## DIRECTIONS
Reproduce all the lines below exactly and omit the images.

## DATASET EXTRACT
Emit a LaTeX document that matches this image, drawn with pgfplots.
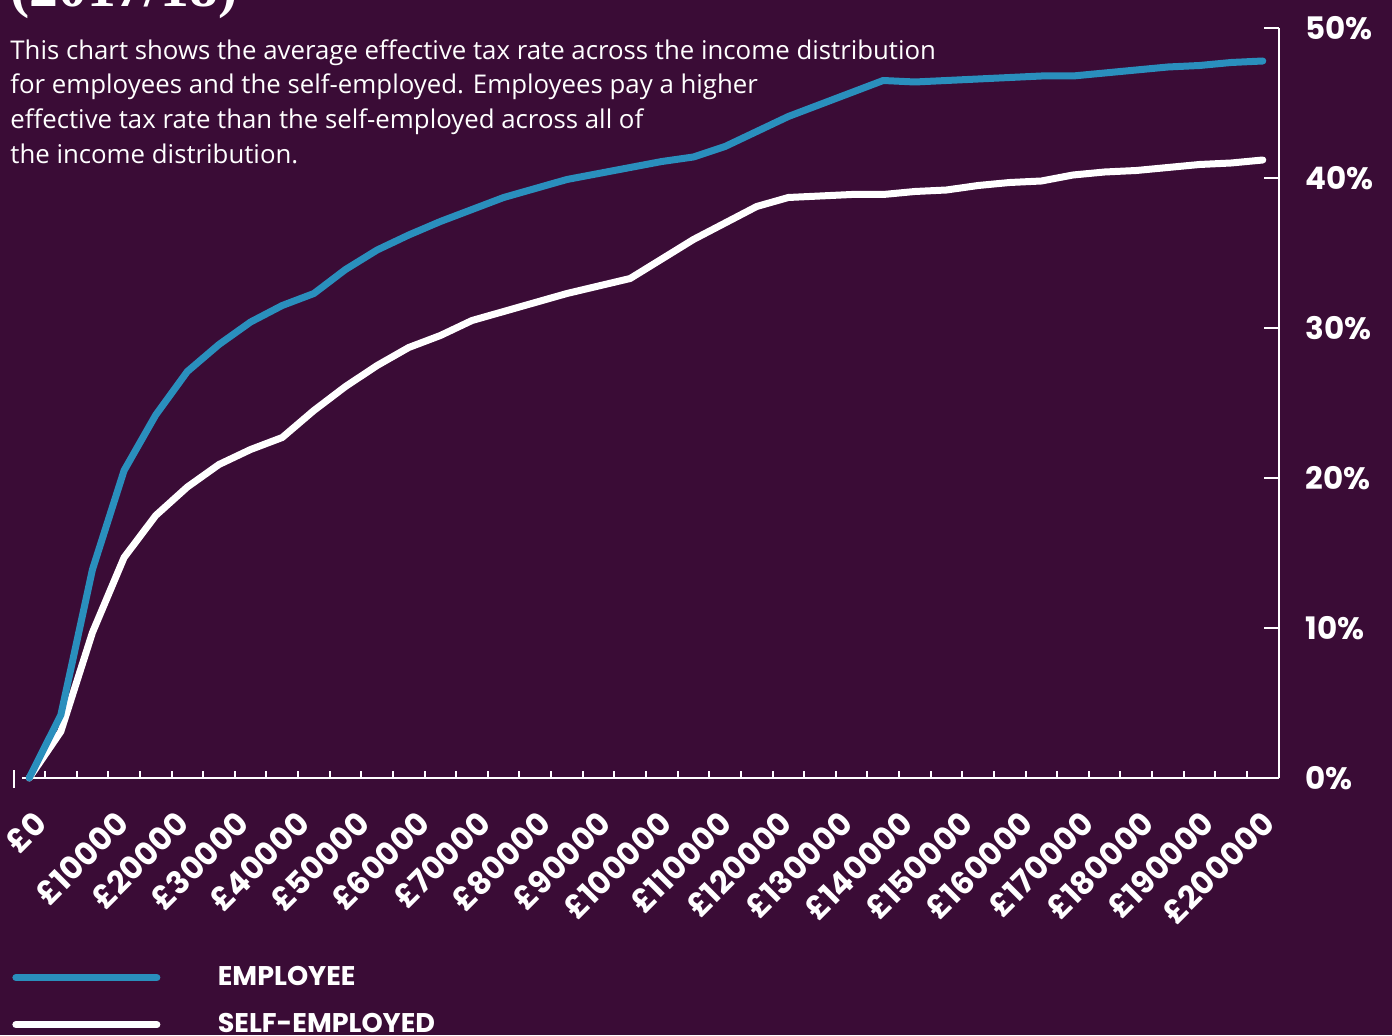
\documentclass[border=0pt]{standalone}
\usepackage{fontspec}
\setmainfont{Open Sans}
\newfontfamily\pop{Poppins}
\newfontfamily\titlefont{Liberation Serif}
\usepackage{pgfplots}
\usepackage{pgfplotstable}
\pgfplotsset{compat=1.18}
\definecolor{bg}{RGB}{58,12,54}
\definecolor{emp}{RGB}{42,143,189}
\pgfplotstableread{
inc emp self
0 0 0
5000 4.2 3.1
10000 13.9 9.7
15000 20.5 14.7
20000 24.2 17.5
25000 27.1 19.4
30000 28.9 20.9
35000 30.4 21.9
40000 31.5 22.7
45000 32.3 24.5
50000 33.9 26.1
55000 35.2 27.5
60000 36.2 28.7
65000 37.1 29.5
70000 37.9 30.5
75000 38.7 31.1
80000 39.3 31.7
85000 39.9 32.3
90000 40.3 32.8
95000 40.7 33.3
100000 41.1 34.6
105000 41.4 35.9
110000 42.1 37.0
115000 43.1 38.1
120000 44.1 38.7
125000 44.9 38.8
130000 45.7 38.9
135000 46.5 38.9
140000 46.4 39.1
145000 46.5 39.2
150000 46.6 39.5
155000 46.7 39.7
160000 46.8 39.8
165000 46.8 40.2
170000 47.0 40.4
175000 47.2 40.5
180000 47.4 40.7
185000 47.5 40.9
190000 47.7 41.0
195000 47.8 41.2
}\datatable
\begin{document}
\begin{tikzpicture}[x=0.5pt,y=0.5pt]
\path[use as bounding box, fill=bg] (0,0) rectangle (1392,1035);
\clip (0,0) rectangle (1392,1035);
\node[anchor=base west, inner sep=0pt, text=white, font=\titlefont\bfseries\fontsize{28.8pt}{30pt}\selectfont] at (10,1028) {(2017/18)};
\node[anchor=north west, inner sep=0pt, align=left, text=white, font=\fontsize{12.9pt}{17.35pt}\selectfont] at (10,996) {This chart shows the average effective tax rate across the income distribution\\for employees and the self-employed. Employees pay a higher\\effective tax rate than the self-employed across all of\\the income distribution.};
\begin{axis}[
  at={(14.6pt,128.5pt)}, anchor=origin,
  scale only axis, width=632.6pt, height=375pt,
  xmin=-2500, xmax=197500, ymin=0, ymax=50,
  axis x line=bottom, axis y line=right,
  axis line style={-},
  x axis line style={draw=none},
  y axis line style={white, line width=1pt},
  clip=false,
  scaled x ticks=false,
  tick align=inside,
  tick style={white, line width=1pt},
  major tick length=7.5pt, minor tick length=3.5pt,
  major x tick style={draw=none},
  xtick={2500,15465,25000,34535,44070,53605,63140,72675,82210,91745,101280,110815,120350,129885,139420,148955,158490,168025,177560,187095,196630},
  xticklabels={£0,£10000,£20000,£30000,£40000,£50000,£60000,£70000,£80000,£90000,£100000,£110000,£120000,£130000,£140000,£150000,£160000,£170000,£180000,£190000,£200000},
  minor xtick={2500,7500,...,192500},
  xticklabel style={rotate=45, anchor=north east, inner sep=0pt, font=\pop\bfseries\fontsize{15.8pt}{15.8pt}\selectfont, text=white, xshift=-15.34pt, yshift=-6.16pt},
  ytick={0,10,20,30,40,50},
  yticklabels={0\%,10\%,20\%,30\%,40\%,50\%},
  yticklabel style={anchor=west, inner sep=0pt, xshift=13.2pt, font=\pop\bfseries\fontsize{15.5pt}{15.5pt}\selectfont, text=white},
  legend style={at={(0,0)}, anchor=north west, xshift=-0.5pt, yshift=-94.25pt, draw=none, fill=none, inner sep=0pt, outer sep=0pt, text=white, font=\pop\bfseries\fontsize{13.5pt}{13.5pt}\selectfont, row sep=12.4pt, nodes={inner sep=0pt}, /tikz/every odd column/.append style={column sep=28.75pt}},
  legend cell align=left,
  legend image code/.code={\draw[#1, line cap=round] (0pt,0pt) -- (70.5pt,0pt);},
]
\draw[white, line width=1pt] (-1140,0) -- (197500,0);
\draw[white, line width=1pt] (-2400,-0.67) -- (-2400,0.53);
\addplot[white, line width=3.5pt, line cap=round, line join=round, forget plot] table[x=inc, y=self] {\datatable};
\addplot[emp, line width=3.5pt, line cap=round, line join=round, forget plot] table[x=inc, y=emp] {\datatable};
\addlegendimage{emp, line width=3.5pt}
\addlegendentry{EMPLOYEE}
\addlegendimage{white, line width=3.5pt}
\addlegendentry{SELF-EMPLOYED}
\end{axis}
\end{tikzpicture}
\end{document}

## WRITTEN ANSWER
Emit a LaTeX document that matches this image, drawn with pgfplots.
\documentclass[border=0pt]{standalone}
\usepackage{fontspec}
\setmainfont{Open Sans}
\newfontfamily\pop{Poppins}
\newfontfamily\titlefont{Liberation Serif}
\usepackage{pgfplots}
\usepackage{pgfplotstable}
\pgfplotsset{compat=1.18}
\definecolor{bg}{RGB}{58,12,54}
\definecolor{emp}{RGB}{42,143,189}
\pgfplotstableread{
inc emp self
0 0 0
5000 4.2 3.1
10000 13.9 9.7
15000 20.5 14.7
20000 24.2 17.5
25000 27.1 19.4
30000 28.9 20.9
35000 30.4 21.9
40000 31.5 22.7
45000 32.3 24.5
50000 33.9 26.1
55000 35.2 27.5
60000 36.2 28.7
65000 37.1 29.5
70000 37.9 30.5
75000 38.7 31.1
80000 39.3 31.7
85000 39.9 32.3
90000 40.3 32.8
95000 40.7 33.3
100000 41.1 34.6
105000 41.4 35.9
110000 42.1 37.0
115000 43.1 38.1
120000 44.1 38.7
125000 44.9 38.8
130000 45.7 38.9
135000 46.5 38.9
140000 46.4 39.1
145000 46.5 39.2
150000 46.6 39.5
155000 46.7 39.7
160000 46.8 39.8
165000 46.8 40.2
170000 47.0 40.4
175000 47.2 40.5
180000 47.4 40.7
185000 47.5 40.9
190000 47.7 41.0
195000 47.8 41.2
}\datatable
\begin{document}
\begin{tikzpicture}[x=0.5pt,y=0.5pt]
\path[use as bounding box, fill=bg] (0,0) rectangle (1392,1035);
\clip (0,0) rectangle (1392,1035);
\node[anchor=base west, inner sep=0pt, text=white, font=\titlefont\bfseries\fontsize{28.8pt}{30pt}\selectfont] at (10,1028) {(2017/18)};
\node[anchor=north west, inner sep=0pt, align=left, text=white, font=\fontsize{12.9pt}{17.35pt}\selectfont] at (10,996) {This chart shows the average effective tax rate across the income distribution\\for employees and the self-employed. Employees pay a higher\\effective tax rate than the self-employed across all of\\the income distribution.};
\begin{axis}[
  at={(14.6pt,128.5pt)}, anchor=origin,
  scale only axis, width=632.6pt, height=375pt,
  xmin=-2500, xmax=197500, ymin=0, ymax=50,
  axis x line=bottom, axis y line=right,
  axis line style={-},
  x axis line style={draw=none},
  y axis line style={white, line width=1pt},
  clip=false,
  scaled x ticks=false,
  tick align=inside,
  tick style={white, line width=1pt},
  major tick length=7.5pt, minor tick length=3.5pt,
  major x tick style={draw=none},
  xtick={2500,15465,25000,34535,44070,53605,63140,72675,82210,91745,101280,110815,120350,129885,139420,148955,158490,168025,177560,187095,196630},
  xticklabels={£0,£10000,£20000,£30000,£40000,£50000,£60000,£70000,£80000,£90000,£100000,£110000,£120000,£130000,£140000,£150000,£160000,£170000,£180000,£190000,£200000},
  minor xtick={2500,7500,...,192500},
  xticklabel style={rotate=45, anchor=north east, inner sep=0pt, font=\pop\bfseries\fontsize{15.8pt}{15.8pt}\selectfont, text=white, xshift=-15.34pt, yshift=-6.16pt},
  ytick={0,10,20,30,40,50},
  yticklabels={0\%,10\%,20\%,30\%,40\%,50\%},
  yticklabel style={anchor=west, inner sep=0pt, xshift=13.2pt, font=\pop\bfseries\fontsize{15.5pt}{15.5pt}\selectfont, text=white},
  legend style={at={(0,0)}, anchor=north west, xshift=-0.5pt, yshift=-94.25pt, draw=none, fill=none, inner sep=0pt, outer sep=0pt, text=white, font=\pop\bfseries\fontsize{13.5pt}{13.5pt}\selectfont, row sep=12.4pt, nodes={inner sep=0pt}, /tikz/every odd column/.append style={column sep=28.75pt}},
  legend cell align=left,
  legend image code/.code={\draw[#1, line cap=round] (0pt,0pt) -- (70.5pt,0pt);},
]
\draw[white, line width=1pt] (-1140,0) -- (197500,0);
\draw[white, line width=1pt] (-2400,-0.67) -- (-2400,0.53);
\addplot[white, line width=3.5pt, line cap=round, line join=round, forget plot] table[x=inc, y=self] {\datatable};
\addplot[emp, line width=3.5pt, line cap=round, line join=round, forget plot] table[x=inc, y=emp] {\datatable};
\addlegendimage{emp, line width=3.5pt}
\addlegendentry{EMPLOYEE}
\addlegendimage{white, line width=3.5pt}
\addlegendentry{SELF-EMPLOYED}
\end{axis}
\end{tikzpicture}
\end{document}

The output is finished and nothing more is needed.